Reeves risks disaster if she meddles in the motor finance scandal
The Treasury is reported to be looking at overruling the Supreme Court on a potential £44bn of compensation for mis-selling finance schemes. Seriously? In reality, that would fatally undermine consumer protection. And it is hard to think of a less deserving case for help than the auto finance industry.
The car finance scandal has been rumbling on for several years now. It is a complex saga, stretching back many years. The nub of it, however, is this. Lenders were paying commissions to middlemen and dealers based on the interest rate that could be imposed on customers, and those commissions were not always disclosed.
Back in 2021, the Financial Conduct Authority quite rightly banned that practice, but there are now claims for compensation for past deals. Last year, the Court of Appeal supported those claims, and the Supreme Court is poised to deliver its final verdict next Friday.
A lot of money is at stake, with estimates of the total amount that could be paid out in compensation running between £30bn and £44bn, and with firms such as Santander, Lloyds, Barclays and Close Brothers likely to take the biggest hit.
We will have to see what the Supreme Court decides when it delivers its judgment. But even if the Court does rule against the banks, they may have an unlikely saviour at hand. It is none other than the Chancellor.
She has already tried to intervene in the litigation once, controversially arguing back in January that the courts should not deliver a windfall for consumers, and any compensation should be 'proportionate to any harm done'. Now there are reports that the Treasury may well go a whole step further and support retrospective legislation to limit the damage that could be done to the City.
We can all see what Reeves is worrying about. The sums at stake are enormous. Close Brothers has already set aside £165m to deal with the potential claims against it, while Lloyds has put aside £1.2bn, and some of the other banks may face similar bills.
If the mortgage mis-selling scandal from a decade ago is any guide, the final total could be two or three times the initial estimates, and while that would be a bonanza for the lawyers – and there are a lot of hucksters among them who hardly need any encouragement – and for the lucky few who collect a few thousand on a Ford or Nissan they bought on finance fifteen years ago, it could prove catastrophic at a time when the government is desperately trying to revive the City, and kick-start investment and growth.
It will make the UK look even more off-limits to the global finance industry than it already is. 'I think having a vibrant car industry and motor finance industry in the UK is important,' argued Reeves when she first started meddling in the case back in January.
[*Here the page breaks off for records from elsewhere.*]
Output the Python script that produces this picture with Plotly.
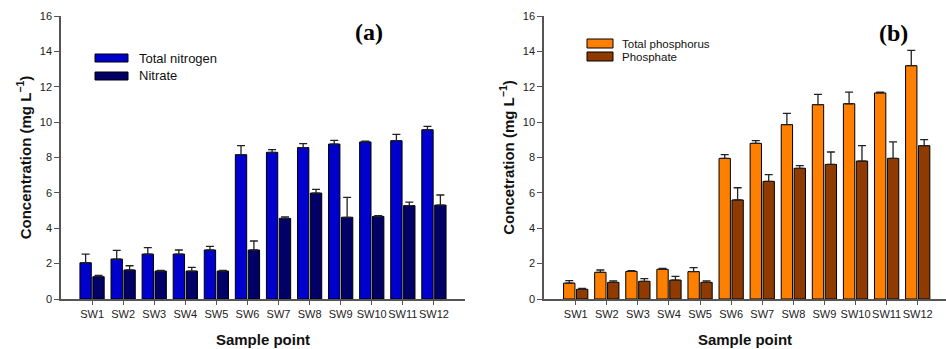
import plotly.graph_objects as go

# ---------------- data ----------------
categories = ["SW1", "SW2", "SW3", "SW4", "SW5", "SW6",
              "SW7", "SW8", "SW9", "SW10", "SW11", "SW12"]

total_nitrogen = [2.05, 2.26, 2.54, 2.54, 2.77, 8.16, 8.29, 8.56, 8.76, 8.88, 8.95, 9.57]
total_nitrogen_err = [0.49, 0.49, 0.36, 0.23, 0.21, 0.51, 0.15, 0.22, 0.21, 0.05, 0.36, 0.19]
nitrate = [1.26, 1.64, 1.58, 1.58, 1.58, 2.77, 4.56, 5.99, 4.62, 4.67, 5.28, 5.31]
nitrate_err = [0.08, 0.24, 0.04, 0.21, 0.04, 0.51, 0.08, 0.21, 1.13, 0.04, 0.20, 0.57]

total_phosphorus = [0.90, 1.51, 1.56, 1.68, 1.55, 7.95, 8.80, 9.86, 10.99, 11.04, 11.65, 13.19]
total_phosphorus_err = [0.14, 0.13, 0.04, 0.05, 0.22, 0.21, 0.15, 0.64, 0.58, 0.66, 0.05, 0.87]
phosphate = [0.55, 0.94, 1.00, 1.07, 0.94, 5.60, 6.65, 7.39, 7.61, 7.80, 7.95, 8.67]
phosphate_err = [0.05, 0.08, 0.15, 0.21, 0.08, 0.69, 0.38, 0.15, 0.70, 0.87, 0.93, 0.34]

y_ticks = [0, 2, 4, 6, 8, 10, 12, 14, 16]

# ---------------- style ----------------
W, H = 946, 349
ML, MR, MT, MB = 61, 0, 16, 50
PW, PH = W - ML - MR, H - MT - MB

C_TN = "#0000CC"
C_NO3 = "#000066"
C_TP = "#FF8000"
C_PO4 = "#8E3A00"
AXIS = "#555555"
FONT = "Arial, Liberation Sans, sans-serif"


def px_x(p):
    return (p - ML) / PW


def px_y(p):
    return (H - MB - p) / PH


def bar(name, y, err, color, xa, ya):
    return go.Bar(
        x=categories, y=y, name=name, xaxis=xa, yaxis=ya,
        marker=dict(color=color, line=dict(color="#000000", width=1)),
        error_y=dict(type="data", array=err, arrayminus=[0] * len(err), symmetric=False,
                     color="#222222", thickness=1.3, width=4),
        showlegend=False,
    )


fig = go.Figure()
fig.add_trace(bar("Total nitrogen", total_nitrogen, total_nitrogen_err, C_TN, "x", "y"))
fig.add_trace(bar("Nitrate", nitrate, nitrate_err, C_NO3, "x", "y"))
fig.add_trace(bar("Total phosphorus", total_phosphorus, total_phosphorus_err, C_TP, "x2", "y2"))
fig.add_trace(bar("Phosphate", phosphate, phosphate_err, C_PO4, "x2", "y2"))

xcommon = dict(
    type="category", showline=True, linecolor=AXIS, linewidth=1.5,
    ticks="outside", ticklen=4, tickcolor=AXIS, tickwidth=1, tickangle=0,
    tickfont=dict(family=FONT, size=11, color="#222222"),
    showgrid=False, zeroline=False, fixedrange=True,
    title=dict(text="<b>Sample point</b>", font=dict(family=FONT, size=15, color="#111111"),
               standoff=16),
)
ycommon = dict(
    range=[0, 16], tickvals=y_ticks, showline=True, linecolor=AXIS, linewidth=1.5,
    ticks="outside", ticklen=5, tickcolor=AXIS, tickwidth=1,
    tickfont=dict(family=FONT, size=11, color="#222222"),
    showgrid=False, zeroline=False, fixedrange=True, domain=[0, 1],
)

fig.update_layout(
    width=W, height=H,
    margin=dict(l=ML, r=MR, t=MT, b=MB),
    paper_bgcolor="white", plot_bgcolor="white",
    barmode="group", bargap=0.17, bargroupgap=0.12,
    xaxis=dict(xcommon, domain=[0, px_x(465)], range=[-1, 12], anchor="y"),
    yaxis=dict(ycommon, anchor="x",
               title=dict(text="<b>Concentration (mg L<sup>−1</sup>)</b>",
                          font=dict(family=FONT, size=15, color="#111111"), standoff=5)),
    xaxis2=dict(xcommon, domain=[px_x(544), 1], range=[-1.02, 11.91], anchor="y2"),
    yaxis2=dict(ycommon, anchor="x2",
                title=dict(text="<b>Concetration (mg L<sup>−1</sup>)</b>",
                           font=dict(family=FONT, size=15, color="#111111"), standoff=5)),
    showlegend=False,
)

# manual legends (wide swatches as in the reference)
legend_a = [("Total nitrogen", C_TN, 54, 62), ("Nitrate", C_NO3, 72, 80)]
for name, col, y0, y1 in legend_a:
    fig.add_shape(type="rect", xref="paper", yref="paper",
                  x0=px_x(95), x1=px_x(128), y0=px_y(y1), y1=px_y(y0),
                  fillcolor=col, line=dict(color="#000000", width=1))
    fig.add_annotation(text=name, xref="paper", yref="paper", x=px_x(137), y=px_y((y0 + y1) / 2),
                       xanchor="left", yanchor="middle", showarrow=False,
                       font=dict(family=FONT, size=13, color="#111111"))

legend_b = [("Total phosphorus", C_TP, 39, 48), ("Phosphate", C_PO4, 52, 61)]
for name, col, y0, y1 in legend_b:
    fig.add_shape(type="rect", xref="paper", yref="paper",
                  x0=px_x(587), x1=px_x(613), y0=px_y(y1), y1=px_y(y0),
                  fillcolor=col, line=dict(color="#000000", width=1))
    fig.add_annotation(text=name, xref="paper", yref="paper", x=px_x(620), y=px_y((y0 + y1) / 2),
                       xanchor="left", yanchor="middle", showarrow=False,
                       font=dict(family=FONT, size=11.5, color="#111111"))

# panel labels
for lab, cx, cy in [("(a)", 369, 32), ("(b)", 893, 33)]:
    fig.add_annotation(text="<b>" + lab + "</b>", xref="paper", yref="paper",
                       x=px_x(cx), y=px_y(cy), xanchor="center", yanchor="middle",
                       showarrow=False,
                       font=dict(family="Liberation Serif, DejaVu Serif, serif", size=24, color="#000000"))

fig.write_html("out.html",
               config={"displayModeBar": False},
               post_script="document.body.style.margin='0';document.body.style.padding='0';")
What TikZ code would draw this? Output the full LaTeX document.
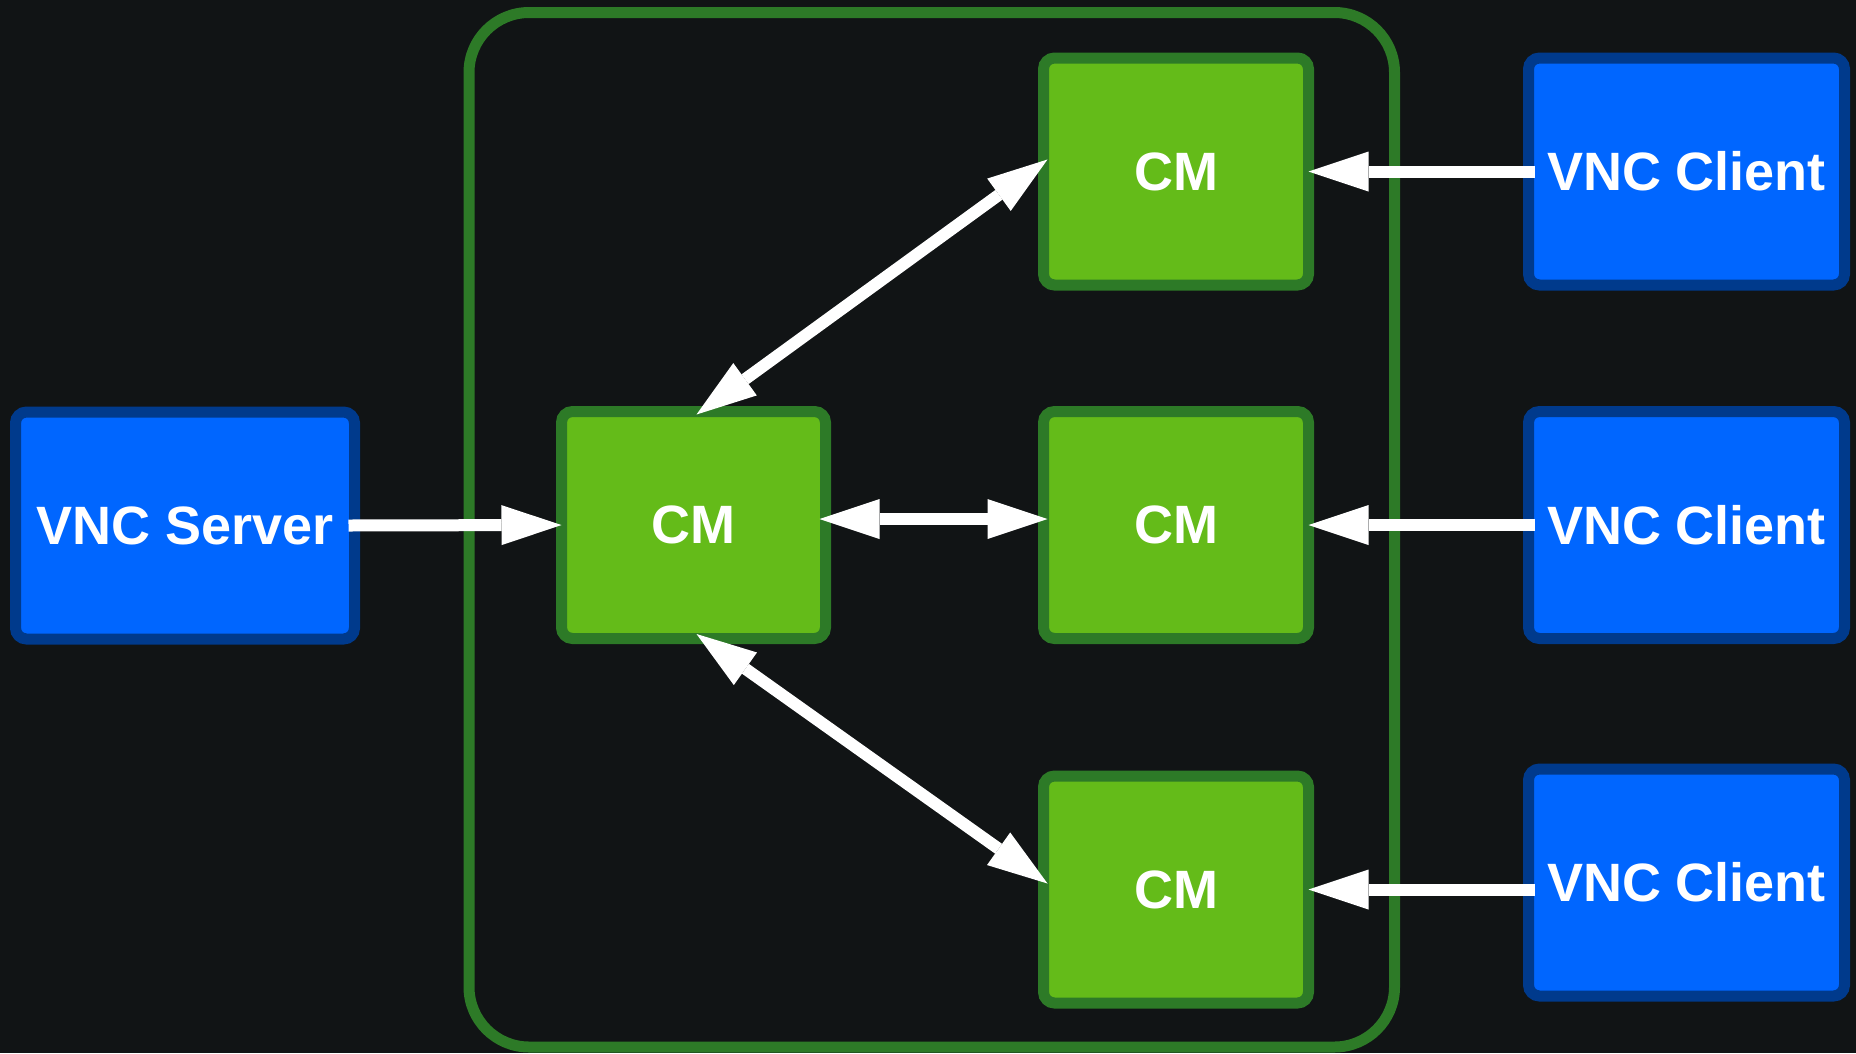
\documentclass[tikz,border=0pt]{standalone}
\usepackage{fontspec}
\setmainfont{Liberation Sans}
\usetikzlibrary{arrows.meta,calc}
\definecolor{bg}{HTML}{111415}
\definecolor{gfill}{HTML}{64BB19}
\definecolor{gline}{HTML}{2D7A27}
\definecolor{bfill}{HTML}{0066FF}
\definecolor{bline}{HTML}{003A8C}
\begin{document}
\begin{tikzpicture}[x=1pt,y=-1pt,
  >={Triangle[length=60pt,width=40pt,line width=0pt]},
  box/.style={rectangle,rounded corners=11pt,line width=11pt,inner sep=0pt,outer sep=0pt,
    text=white,font=\fontsize{54}{60}\selectfont\bfseries},
  cmbox/.style={box,draw=gline,fill=gfill,minimum width=265pt,minimum height=227pt},
  vncbox/.style={box,draw=bline,fill=bfill,minimum height=227pt},
  group/.style={draw=gline,line width=11pt,rounded corners=60pt,inner sep=0pt,outer sep=0pt},
  conn/.style={draw=white,line width=12pt}]
\fill[bg] (0,0) rectangle (1856,1053);
\useasboundingbox (0,0) rectangle (1856,1053);
\node[group,minimum width=925.5pt,minimum height=1034.5pt] (grp) at (931.75,529.75) {};
\node[vncbox,minimum width=339pt] (srv) at (185,525.5) {VNC Server};
\node[cmbox,minimum width=264pt] (cmc) at (693.5,525) {CM};
\node[cmbox] (cmt) at (1176,171.5) {CM};
\node[cmbox] (cmm) at (1176,525) {CM};
\node[cmbox] (cmb) at (1176,889.5) {CM};
\node[vncbox,minimum width=316pt] (clt) at (1686.5,171.5) {VNC Client};
\node[vncbox,minimum width=316pt] (clm) at (1686.5,525) {VNC Client};
\node[vncbox,minimum width=316pt] (clb) at (1686.5,882.5) {VNC Client};
\coordinate (cb) at ($(cmb.east -| clb.west)+(6,0)$);
\draw[conn,->] ($(srv.east)+(-6,0)$) -- (cmc.west);
\draw[conn,->] ($(clt.west)+(6,0)$) -- (cmt.east);
\draw[conn,->] ($(clm.west)+(6,0)$) -- (cmm.east);
\draw[conn,->] (cb) -- (cmb.east);
\draw[conn,<->] ($(cmc.east)+(-6,-6)$) -- ($(cmm.west)+(4,-6)$);
\draw[conn,<->] ($(cmc.north)+(3,3)$) -- ($(cmt.west)+(4,-12)$);
\draw[conn,<->] ($(cmc.south)+(3,-4.5)$) -- ($(cmb.west)+(4,-6)$);
\end{tikzpicture}
\end{document}
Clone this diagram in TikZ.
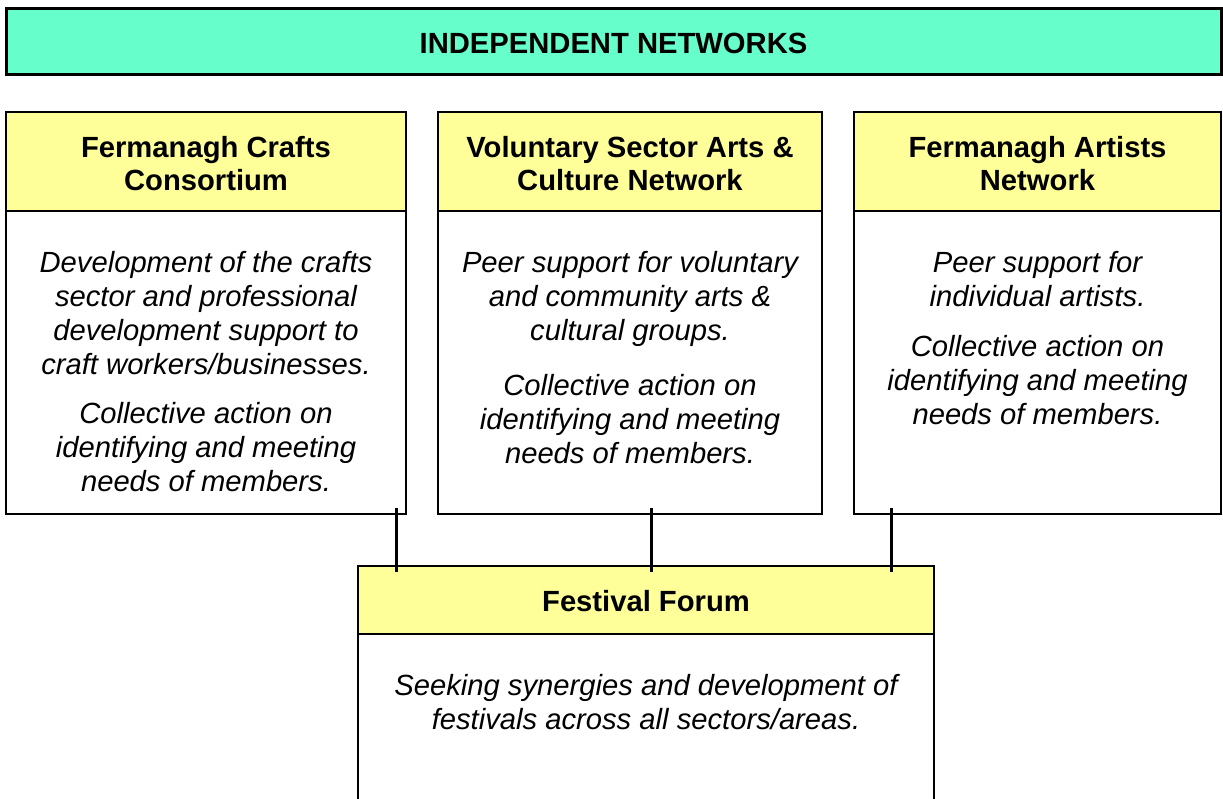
\documentclass[tikz,border=0pt]{standalone}
\usepackage{fontspec}
\setmainfont{Liberation Sans}
\definecolor{topfill}{HTML}{66FFCC}
\definecolor{hdrfill}{HTML}{FFFF99}
\begin{document}
\begin{tikzpicture}[x=1pt,y=-1pt,
  topbox/.style={draw=black, line width=3pt, fill=topfill, minimum width=1215pt, minimum height=66pt, inner sep=0pt},
  hdr/.style={draw=black, line width=2pt, fill=hdrfill, inner sep=0pt},
  hdrtext/.style={align=center, inner sep=0pt, font=\fontsize{29.2}{33}\selectfont\bfseries},
  bodybox/.style={draw=black, line width=2pt, fill=white, inner sep=0pt},
  bodytext/.style={align=center, inner sep=0pt, anchor=north,
    font=\fontsize{29.2}{34}\selectfont\itshape},
  conn/.style={draw=black, line width=3pt}]
\useasboundingbox (0,0) rectangle (1223,798);
\fill[white] (0,0) rectangle (1223,798);

\node[topbox] (top) at (613.5,41) {};
\node[hdrtext] (toptext) at (613.5,43) {INDEPENDENT NETWORKS};

% box 1
\node[bodybox, minimum width=400pt, minimum height=303pt] (b1) at (206,362.5) {};
\node[hdr, minimum width=400pt, minimum height=99pt] (h1) at (206,161.5) {};
\node[hdrtext] (h1t) at (206,163.5) {Fermanagh Crafts\\Consortium};
\node[bodytext] (t1) at (206,251.5) {Development of the crafts\\sector and professional\\development support to\\craft workers/businesses.\\[15pt]Collective action on\\identifying and meeting\\needs of members.};

% box 2
\node[bodybox, minimum width=384pt, minimum height=303pt] (b2) at (630,362.5) {};
\node[hdr, minimum width=384pt, minimum height=99pt] (h2) at (630,161.5) {};
\node[hdrtext] (h2t) at (630,163.5) {Voluntary Sector Arts \&\\Culture Network};
\node[bodytext] (t2) at (630,251.5) {Peer support for voluntary\\and community arts \&\\cultural groups.\\[21pt]Collective action on\\identifying and meeting\\needs of members.};

% box 3
\node[bodybox, minimum width=367pt, minimum height=303pt] (b3) at (1037.5,362.5) {};
\node[hdr, minimum width=367pt, minimum height=99pt] (h3) at (1037.5,161.5) {};
\node[hdrtext] (h3t) at (1037.5,163.5) {Fermanagh Artists\\Network};
\node[bodytext] (t3) at (1037.5,251.5) {Peer support for\\individual artists.\\[16pt]Collective action on\\identifying and meeting\\needs of members.};

% festival forum
\node[bodybox, line width=1.6pt, minimum width=576pt, minimum height=240pt] (b4) at (646,686) {};
\node[hdr, line width=1.6pt, minimum width=576pt, minimum height=68pt] (h4) at (646,600) {};
\node[hdrtext] (h4t) at (646,601.5) {Festival Forum};
\node[bodytext] (t4) at (646,674) {Seeking synergies and development of\\festivals across all sectors/areas.};

% connectors
\coordinate (c1a) at (396,508); \coordinate (c1b) at (396,572);
\coordinate (c2a) at (651,508); \coordinate (c2b) at (651,572);
\coordinate (c3a) at (891,508); \coordinate (c3b) at (891,572);
\draw[conn] (c1a) -- (c1b);
\draw[conn] (c2a) -- (c2b);
\draw[conn] (c3a) -- (c3b);
\end{tikzpicture}
\end{document}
The trouble is, this is absolutely the worst place to start interfering with the legal process. Here's why. First, the car finance industry might well be fiercely lobbying the Treasury, but the blunt truth is that it is hardly deserving of any help.
As most of us will know from personal experience of buying a car, navigating the bewildering special deals, discounts, small print, and all the other shenanigans of the motor trade can be a complete nightmare. You generally come away with the feeling that you have been ripped off, and that is because you probably have been.
A £30bn to £40bn bill for compensation might finally force the industry to clean up its act, and start offering far more straightforward deals that people can understand and take or leave as they feel is appropriate. It has worked, at least to some degree, in mortgages, and it can work in finance as well.
Next, this is hardly a matter for the Treasury. The claims are being brought under the common law, not a specific act of parliament, and ministers interfere with that at their peril. In reality, we need to respect the common law, as it is fundamental to the rights we all enjoy as citizens of a free country.
Just as seriously, we should be strengthening consumer protection, not undermining it just because it is an inconvenience for some big banks. If Reeves concedes on this issue, then the lobbyists will just be back asking for all kinds of exemptions from legal decisions.
Finally, there are far better ways of helping the City than this. The Chancellor could rule out another windfall tax on banks; she could scrap stamp duty on share trading; she could increase the annual Isa limit; she could reduce the rate of Capital Gains Tax for investment in British companies; she could offer tax breaks for the booming market in crypto trading; or she could offer any one of a dozen different initiatives that would give finance a boost. Any of them would be far more useful than interfering with car finance claims.
It seems extraordinary that a Government that is often far too deferential to lawyers and upholds every bizarre judgment handed down by one of the international courts should be looking to overturn a common law decision by British judges, which, as far as anyone can see, appears perfectly reasonable and will help ordinary consumers. It will set a terrible example.